Workshops and Mini-Conferences

  1. Workshops are intensive introductions to specific techniques, software packages, or theoretical approaches. Workshops last half a day and can be held in person or online. Proposals should include an agenda. The abstract should be 1000 words.
  2. Mini-conferences are day-long gatherings that do not fit the workshop format. For example, a mini-conference could be a THATCamp, hackathon, maker faire, or a series of events at a local venue. The abstract should be 1000 words.

Special Interest Group Proposals

There are currently ten recognized ADHO special interest groups (SIG). Each SIG may organize one guaranteed pre-conference workshop or mini-conference, or one session for the conference program. These program elements are guaranteed acceptance. SIGs must notify the program committee that they intend to organize a workshop or session prior to the conference submission deadline.

Technical Review Option

Members of the DHTech special interest group have noted that some submissions require specialized technical knowledge for review. To address this need, you may request a reviewer with technical expertise when submitting your proposal in ConfTool. This process is similar to matching your submission with a reviewer with knowledge of a specific language or area of expertise.

Languages

ADHO is a multilingual organization with a multilingual conference. The standard languages of ADHO as of 2019 are English, French, German, Italian, and Spanish. Proposals may be submitted in these languages and subsequently presented in these languages. The CFP for each conference is issued in these languages with the expectation that ADHO supports the peer review mechanism to accept submissions in these languages.

Review Criteria

As you prepare your proposals, you are welcome to check the review criteria on the conference website: https://adho.org/wp-content/uploads/2023/10/ADHO_conference_evaluation_criteria.pdf

Code of Conduct

ADHO works actively toward the creation of a more diverse, welcoming, and inclusive global community of digital humanities scholars and practitioners, and is therefore dedicated to the creation of a safe, respectful, and collegial environment for anyone attending its events or involved in its activities.

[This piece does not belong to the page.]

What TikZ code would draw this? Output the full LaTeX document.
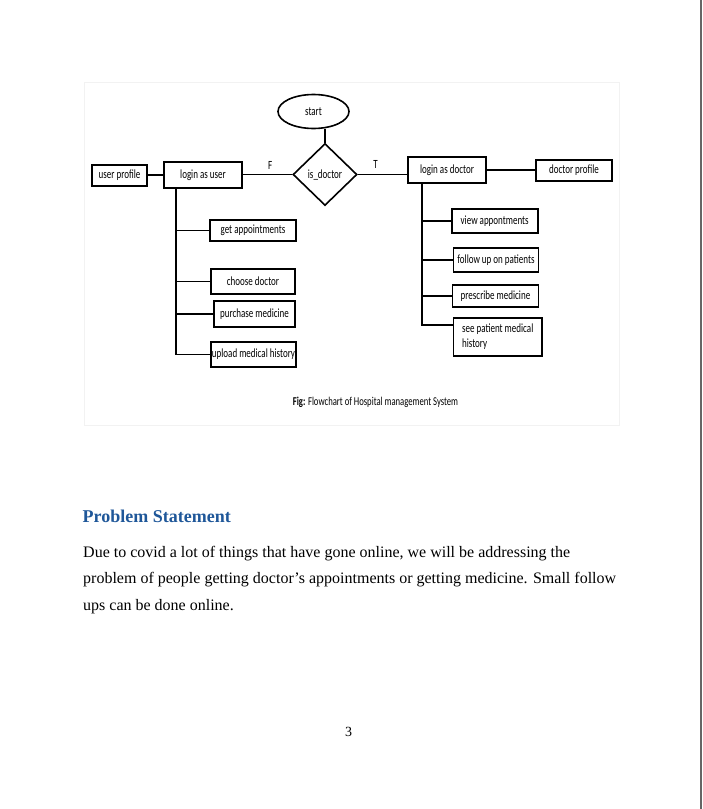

There is no place in ADHO activities for harassment, intimidation or discrimination based on race, religion, ethnicity, language, political stance, gender identity or expression, sexual orientation, physical or cognitive ability, age, appearance, or other group status. Unsolicited physical contact, unwelcome sexual attention, and any behaviour that is physically or verbally disruptive, coercive, hurtful, threatening, abusive or aggressive, are likewise unacceptable.